Of course, M.I.A.’s intentions were often misunderstood, and she has had to restate her aims in increasingly bold and occasionally obvious ways to hammer home the point. In the years after Arular, the Tamil genocide in Sri Lanka grew deadlier, and M.I.A. became a target of the Sri Lankan government for speaking out against it. In an excruciating Bill Maher interview from 2009, she struggles to outline why genocide was taking place as Maher belittles the issue by pointing out her British accent. Here, the reason for her growing bitterness and distrust becomes obvious: “It’s interesting that with recent events, it hasn’t found a headline slot in the American media”, she says. “Most of it has been sourced on the internet, and the American public has to go on the internet to source out the truth.” 

M.I.A. was a cultural predictor for most of her career not through clairvoyance, but through experience and necessity. What first began as a sensible search for truth became an addictive habit. Now that we’ve all become paranoid and overstimulated, she’s right there with us, not predicting mass culture, but drowning in it.

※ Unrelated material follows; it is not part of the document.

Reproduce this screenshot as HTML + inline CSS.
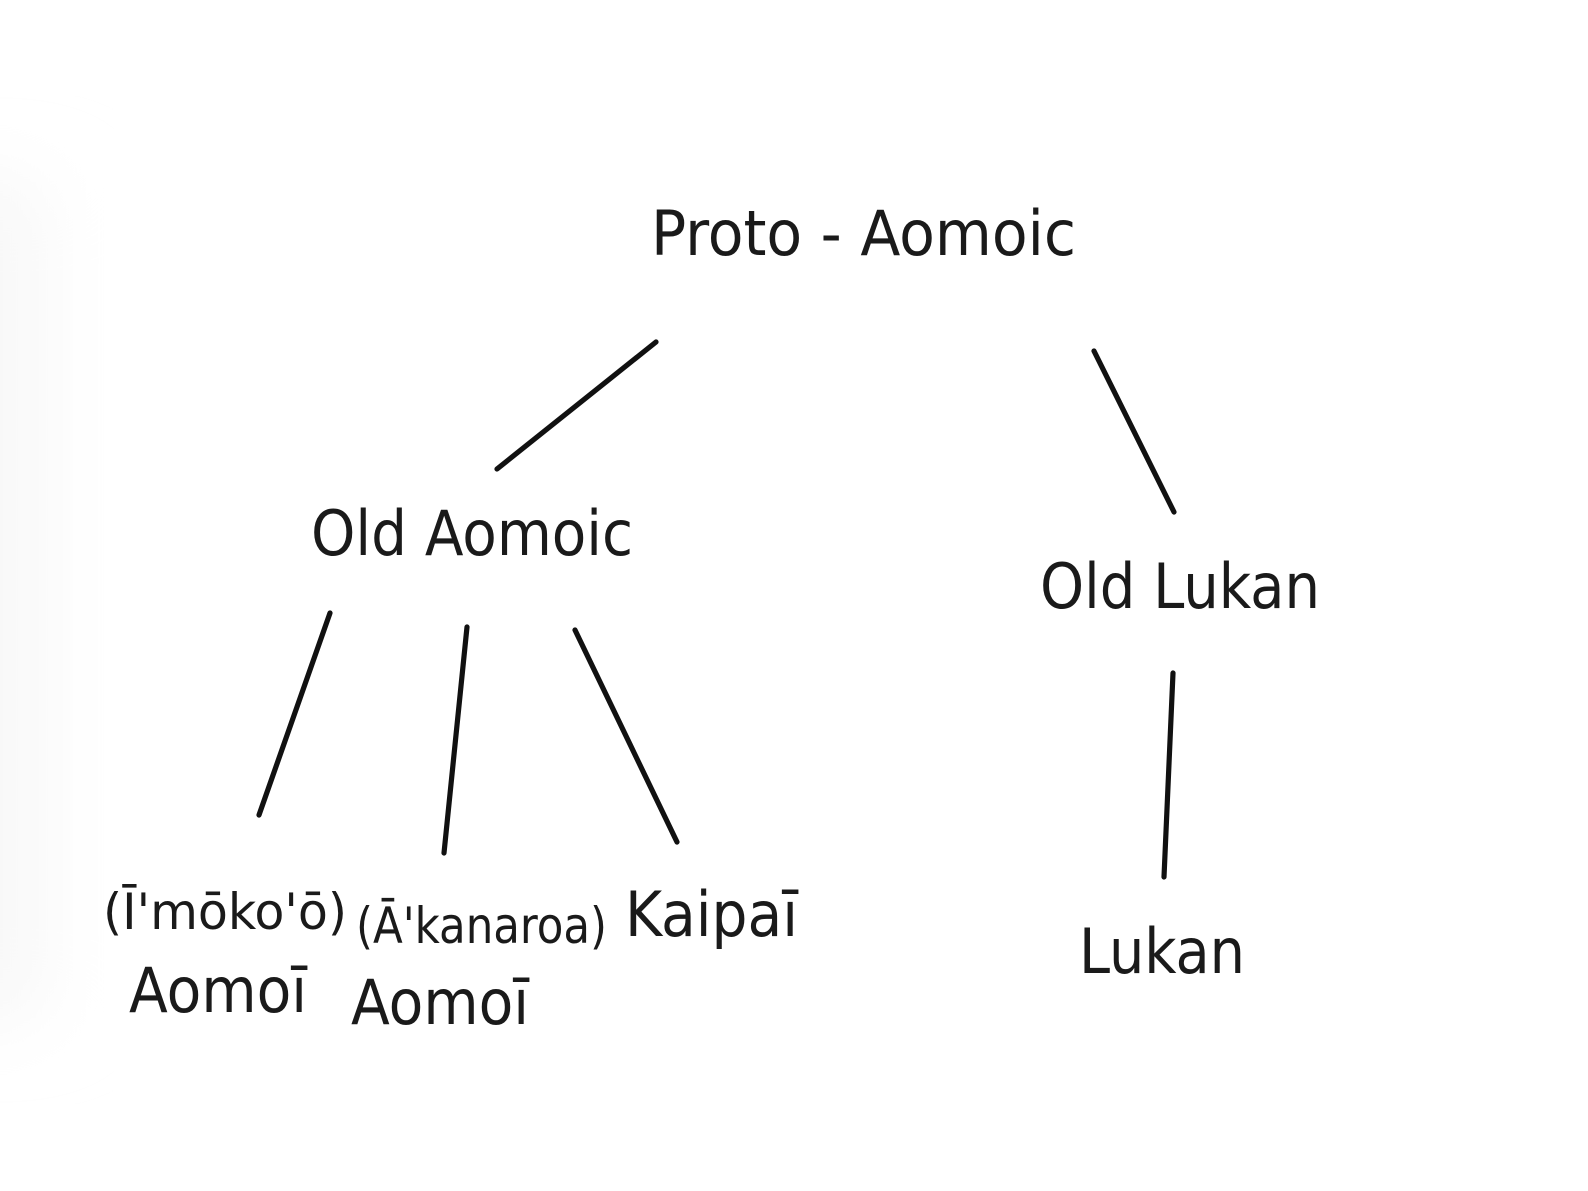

In the late-80s and early-90s when M.I.A. still lived in Brixton, she first discovered hip hop not through digging for information online, but through hearing beats through her neighbour’s walls. That newness likely hit her as Arular did for many. More than a fresh sound, what these discoveries do is make global mass culture personal, one voice speaking to you through a sea of many. Twenty years on, you can listen to her voice through the noise as clear as ever, no matter the chaos that’s come since.